In Billboards and Radio Ads, WFP Calls on House to Expel Lauren Boebert
COLORADO (February 4, 2021) — The Working Families Party is using a series of billboards and radio ads in Colorado’s third congressional district to urge Congress to expel Rep. Lauren Boebert for her role in inciting the January 6 capitol riot that saw hundreds of supporters of Donald Trump attempt to violently halt the certification of results from the 2020 presidential election.
The “Expel Lauren Boebert” billboards are located in Pueblo, Grand Junction, and Steamboat Springs. Additionally, a mobile billboard drove around Rifle and Glenwood Springs last week.

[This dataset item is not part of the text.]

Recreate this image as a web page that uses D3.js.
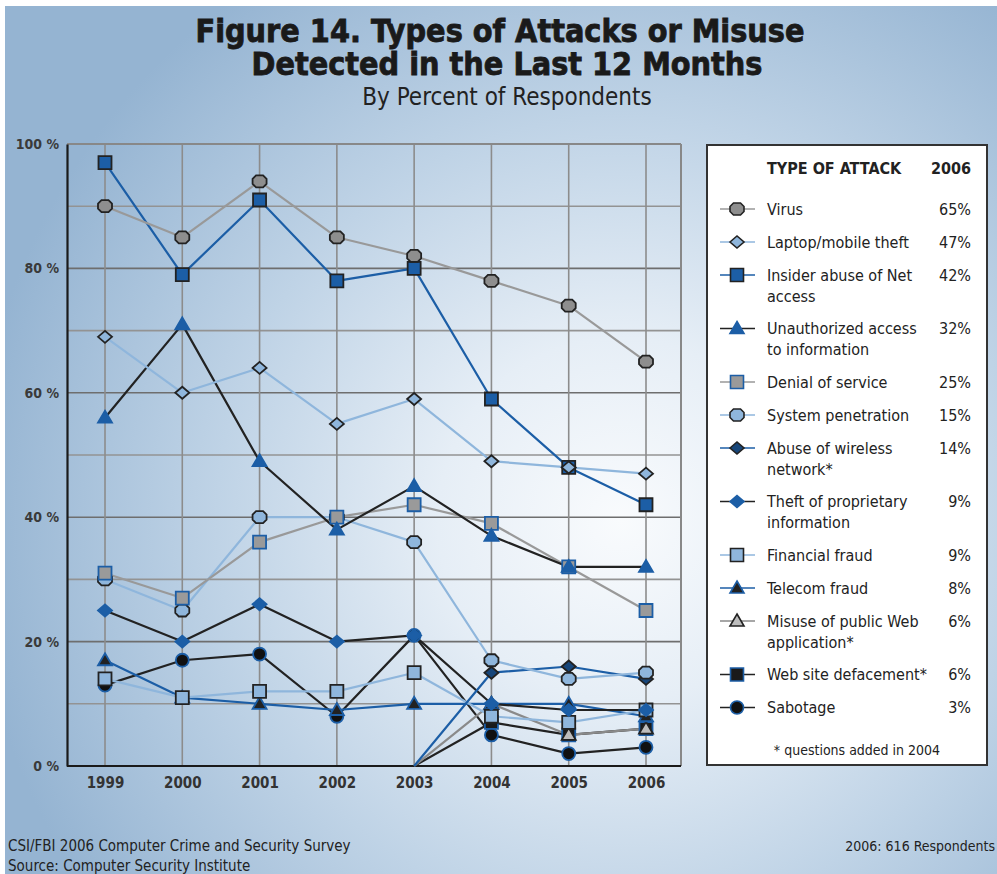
<!DOCTYPE html>
<html>
<head>
<meta charset="utf-8">
<script src="https://cdn.jsdelivr.net/npm/d3@7"></script>
<style>
  html, body { margin: 0; padding: 0; background: #fff; }
  svg { display: block; }
</style>
</head>
<body>
<svg id="chart" width="997" height="874"></svg>
<script>
// ---------------- data ----------------
const years = [1999, 2000, 2001, 2002, 2003, 2004, 2005, 2006];
const yTicks = [0, 20, 40, 60, 80, 100];
const addedIn = 2004;

const seriesNames = [
    ["Virus"],
    ["Laptop/mobile theft"],
    ["Insider abuse of Net", "access"],
    ["Unauthorized access", "to information"],
    ["Denial of service"],
    ["System penetration"],
    ["Abuse of wireless", "network*"],
    ["Theft of proprietary", "information"],
    ["Financial fraud"],
    ["Telecom fraud"],
    ["Misuse of public Web", "application*"],
    ["Web site defacement*"],
    ["Sabotage"]
];

const virus        = [90, 85, 94, 85, 82, 78, 74, 65];
const laptop       = [69, 60, 64, 55, 59, 49, 48, 47];
const insider      = [97, 79, 91, 78, 80, 59, 48, 42];
const unauthorized = [56, 71, 49, 38, 45, 37, 32, 32];
const denial       = [31, 27, 36, 40, 42, 39, 32, 25];
const penetration  = [30, 25, 40, 40, 36, 17, 14, 15];
const wireless     = [null, null, null, null, 0, 15, 16, 14];
const theft        = [25, 20, 26, 20, 21, 10, 9, 9];
const financial    = [14, 11, 12, 12, 15, 8, 7, 9];
const telecom      = [17, 11, 10, 9, 10, 10, 10, 8];
const misuse       = [null, null, null, null, 0, 10, 5, 6];
const defacement   = [null, null, null, null, 0, 7, 5, 6];
const sabotage     = [13, 17, 18, 8, 21, 5, 2, 3];

const seriesValues = [virus, laptop, insider, unauthorized, denial, penetration,
    wireless, theft, financial, telecom, misuse, defacement, sabotage];

// ---------------- styles ----------------
const DARK = "#222", GRAY = "#999", LIGHT = "#8fb6dc", BLUE = "#1c5ea6", NAVY = "#17467a";
const styles = [
    { line: GRAY,  shape: "octagon",  fill: "#8e8e8e", stroke: DARK },
    { line: LIGHT, shape: "diamond",  fill: LIGHT,     stroke: DARK },
    { line: BLUE,  shape: "square",   fill: BLUE,      stroke: DARK },
    { line: DARK,  shape: "triangle", fill: BLUE,      stroke: BLUE },
    { line: GRAY,  shape: "square",   fill: "#9a9a9a", stroke: BLUE },
    { line: LIGHT, shape: "octagon",  fill: LIGHT,     stroke: DARK },
    { line: BLUE,  shape: "diamond",  fill: NAVY,      stroke: DARK },
    { line: DARK,  shape: "diamond",  fill: BLUE,      stroke: BLUE },
    { line: LIGHT, shape: "square",   fill: LIGHT,     stroke: DARK },
    { line: BLUE,  shape: "triangle", fill: DARK,      stroke: BLUE },
    { line: "#8a8a8a", shape: "triangle", fill: "#bdbdbd", stroke: DARK },
    { line: DARK,  shape: "square",   fill: "#1a1a1a", stroke: BLUE },
    { line: DARK,  shape: "circle",   fill: "#111",    stroke: BLUE }
];

const FONT = "'Liberation Sans Narrow','DejaVu Sans Condensed',sans-serif";

function markerPath(shape) {
    switch (shape) {
        case "square":   return "M-6.5,-6.5H6.5V6.5H-6.5Z";
        case "diamond":  return "M-7,0L0,-6L7,0L0,6Z";
        case "triangle": return "M0,-7L7,5H-7Z";
        case "octagon":  return "M-3.5,-6H3.5L7,-2.5V2.5L3.5,6H-3.5L-7,2.5V-2.5Z";
        default:         return "M-6.5,0A6.5,6.5 0 1,0 6.5,0A6.5,6.5 0 1,0 -6.5,0Z";
    }
}

// ---------------- svg ----------------
const svg = d3.select("#chart");

const defs = svg.append("defs");
const bg = defs.append("radialGradient")
    .attr("id", "bg").attr("gradientUnits", "userSpaceOnUse")
    .attr("cx", 620).attr("cy", 520).attr("r", 650);
bg.append("stop").attr("offset", "0%").attr("stop-color", "#f9fbfd");
bg.append("stop").attr("offset", "28%").attr("stop-color", "#e6eef6");
bg.append("stop").attr("offset", "62%").attr("stop-color", "#bfd3e6");
bg.append("stop").attr("offset", "100%").attr("stop-color", "#95b4d2");

svg.append("rect").attr("x", 5).attr("y", 6).attr("width", 992).attr("height", 868)
    .attr("fill", "url(#bg)");

// title
const title = svg.append("text").attr("font-family", FONT).attr("fill", "#1a1a1a")
    .attr("text-anchor", "middle").attr("font-size", 32).attr("font-weight", "bold")
    .attr("stroke", "#1a1a1a").attr("stroke-width", 0.8);
title.append("tspan").attr("x", 500).attr("y", 42).text("Figure 14. Types of Attacks or Misuse");
title.append("tspan").attr("x", 507).attr("y", 75).text("Detected in the Last 12 Months");
svg.append("text").attr("font-family", FONT).attr("text-anchor", "middle")
    .attr("x", 507).attr("y", 105).attr("font-size", 24).attr("fill", "#222")
    .text("By Percent of Respondents");

// scales
const pLeft = 67, pRight = 681, pTop = 144, pBottom = 766;
const x = d3.scalePoint().domain(years).range([105, 646]);
const y = d3.scaleLinear().domain([0, 100]).range([pBottom, pTop]);

// grid
const grid = svg.append("g");
grid.selectAll(".hg").data(d3.range(10, 100, 10)).join("line")
    .attr("x1", pLeft).attr("x2", pRight)
    .attr("y1", d => y(d)).attr("y2", d => y(d))
    .attr("stroke", d => d % 20 === 0 ? "#6e6e6e" : "#939393")
    .attr("stroke-width", 1.6);
grid.selectAll(".vg").data(years).join("line")
    .attr("x1", d => x(d)).attr("x2", d => x(d))
    .attr("y1", pTop).attr("y2", pBottom)
    .attr("stroke", "#8c8c8c").attr("stroke-width", 1.6);
grid.append("line").attr("x1", pLeft).attr("x2", pRight).attr("y1", pTop).attr("y2", pTop)
    .attr("stroke", "#888").attr("stroke-width", 2);
grid.append("line").attr("x1", pRight).attr("x2", pRight).attr("y1", pTop).attr("y2", pBottom)
    .attr("stroke", "#888").attr("stroke-width", 2);

// axes
const yAxis = svg.append("g").attr("transform", `translate(${pLeft},0)`)
    .call(d3.axisLeft(y).tickValues(yTicks).tickSize(0).tickPadding(8).tickFormat(d => d + " %"));
yAxis.select(".domain").attr("stroke", "#1a1a1a").attr("stroke-width", 2.2);
yAxis.selectAll("text").attr("font-family", FONT).attr("font-size", 14)
    .attr("fill", "#3a3a3a").attr("font-weight", "bold");

const xAxis = svg.append("g").attr("transform", `translate(0,${pBottom})`)
    .call(d3.axisBottom(x).tickSize(0).tickPadding(11));
xAxis.select(".domain").attr("d", `M${pLeft},0H${pRight}`)
    .attr("stroke", "#1a1a1a").attr("stroke-width", 2.2);
xAxis.selectAll("text").attr("font-family", FONT).attr("font-size", 15)
    .attr("fill", "#333").attr("font-weight", "bold");

// lines and markers
const line = d3.line()
    .defined(d => d.v !== null)
    .x(d => x(d.year)).y(d => y(d.v));

const series = seriesValues.map((vals, i) => ({
    name: seriesNames[i],
    starred: seriesNames[i].join(" ").includes("*"),
    style: styles[i],
    points: vals.map((v, j) => ({ year: years[j], v: v }))
}));

const plot = svg.append("g");
series.slice().reverse().forEach(s => {
    plot.append("path").datum(s.points)
        .attr("d", line).attr("fill", "none")
        .attr("stroke", s.style.line).attr("stroke-width", 2.2)
        .attr("stroke-linejoin", "round");
});
series.slice().reverse().forEach(s => {
    const pts = s.points.filter(p => p.v !== null && (!s.starred || p.year >= addedIn));
    plot.selectAll(null).data(pts).join("path")
        .attr("transform", p => `translate(${x(p.year)},${y(p.v)})`)
        .attr("d", markerPath(s.style.shape))
        .attr("fill", s.style.fill).attr("stroke", s.style.stroke)
        .attr("stroke-width", 1.8);
});

// legend
const lg = svg.append("g").attr("font-family", FONT);
lg.append("rect").attr("x", 707).attr("y", 145).attr("width", 280).attr("height", 620)
    .attr("fill", "#fff").attr("stroke", "#333").attr("stroke-width", 2);
lg.append("text").attr("x", 767).attr("y", 174).attr("font-size", 16)
    .attr("font-weight", "bold").attr("fill", "#222").text("TYPE OF ATTACK");
lg.append("text").attr("x", 971).attr("y", 174).attr("font-size", 16)
    .attr("font-weight", "bold").attr("fill", "#222").attr("text-anchor", "end")
    .text(years[years.length - 1]);

let ly = 209;
series.forEach(s => {
    const row = lg.append("g").attr("transform", `translate(0,${ly})`);
    row.append("line").attr("x1", 720).attr("x2", 755).attr("y1", 0).attr("y2", 0)
        .attr("stroke", s.style.line).attr("stroke-width", 1.6);
    row.append("path").attr("transform", "translate(737,0)")
        .attr("d", markerPath(s.style.shape))
        .attr("fill", s.style.fill).attr("stroke", s.style.stroke).attr("stroke-width", 1.6);
    s.name.forEach((t, k) => {
        row.append("text").attr("x", 767).attr("y", 5.5 + k * 21)
            .attr("font-size", 16).attr("fill", "#222").text(t);
    });
    const last = s.points[s.points.length - 1].v;
    row.append("text").attr("x", 971).attr("y", 5.5).attr("text-anchor", "end")
        .attr("font-size", 16).attr("fill", "#222").text(last + "%");
    ly += 33 + 20.5 * (s.name.length - 1);
});
lg.append("text").attr("x", 857).attr("y", 755).attr("text-anchor", "middle")
    .attr("font-size", 14).attr("fill", "#222").text("* questions added in 2004");

// footer
const ft = svg.append("g").attr("font-family", FONT).attr("font-size", 15).attr("fill", "#222");
ft.append("text").attr("x", 8).attr("y", 851).text("CSI/FBI 2006 Computer Crime and Security Survey");
ft.append("text").attr("x", 8).attr("y", 871).text("Source: Computer Security Institute");
ft.append("text").attr("x", 995).attr("y", 851).attr("text-anchor", "end")
    .attr("font-size", 14).text("2006: 616 Respondents");
</script>
</body>
</html>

The radio ads were recorded by two Pueblo-area veterans, George Autobee and David Vigil. Autobee served as a Marine and an Army medic and is a Vietnam War veteran awarded Purple Heart with a gold star. Vigil is also a Vietnam veteran and served in the Army. The radio ads are running on stations across the district.
“As a fellow Marine, I agree with what George says in the ad,” said WFP member and former Monte Vista Councilmember Matthew Martinez. “All of us who are veterans or still serving took an oath to support and defend the Constitution, and that includes defending against attacks on the democracy that is our country’s bedrock. Extremists who attack our democracy, like Congressmember Boebert, are not serving our nation and have no business representing us.”
Boebert now-infamously Tweeted “Today is 1776” on the morning of the 1/6 attack. Further, she frequently spread the kind of disproven information about the election results that is known to have fueled the extremists who attacked the U.S. Capitol (examples here). And finally, she twice voted to challenge Electoral College results, despite the will of the American people being very clear to the contrary.
Further, on 1/6/21, Boebert gave a fiery, agitational speech on the House floor advocating objections to the election results, saying “I have constituents outside this building right now- I promised my voters to be their voice”, that “[the people] know this election is not right”, that the election results were a “concentrated, coordinated partisan effort”, and even yelling that “every fraudulent vote cancels out the vote of an honest America”.
The timing of Boebert’s speech also bears noting in terms of its role in the unfolding events of the day:
- Between 12:53 p.m.–1:03 p.m., the first barriers are breached outside the Capitol.
- At 1:09 p.m., Capitol Police Chief Steven Sund tells the House Sergeant at Arms and Senate Sergeant at Arms that he wants an emergency declaration and to call in the National Guard.
- At about 1:12 pm, Trump concludes his speech with a call for rally attendees to “march down Pennsylvania Avenue” to the Capitol.
- By around 1:30pm, more barricades around the Capitol are failing as the crowd surges, and approaches the building.
- At 1:50pm, Robert Glover, the D.C. police on-scene commander, declares a riot. According to the Washington Post, “[b]y this time congressional staffers were being told to rush to secure locations” and “[s]uspected pipe bombs had been found outside the grounds”.
- At about 1:55pm, Boebert delivers her speech mentioned above from the House floor.
- At 1:59pm, Capitol Police Chief Steven Sund receives the first reports that rioters had reached the doors and windows of the Capitol and were trying to break in.
- By 2:11pm, the Capitol has been broken into and rioters are making their way inside.
- By 2:13pm, the Senate adjourns, with rioters approaching the doors to the chamber.
- Within minutes, the House adjourns as well (20 minutes after the conclusion of Boebert’s speech, according to the C-SPAN video).
The Working Families Party is the grassroots political party of the multiracial working class. It has state chapters and local branches across the country, with Colorado becoming a chartered state chapter in 2017. The Colorado WFP chapter is led by a diverse body of people from every Congressional District in Colorado, including a State Committee Co-Chair and several other State Committee members who live in Congressional District 3.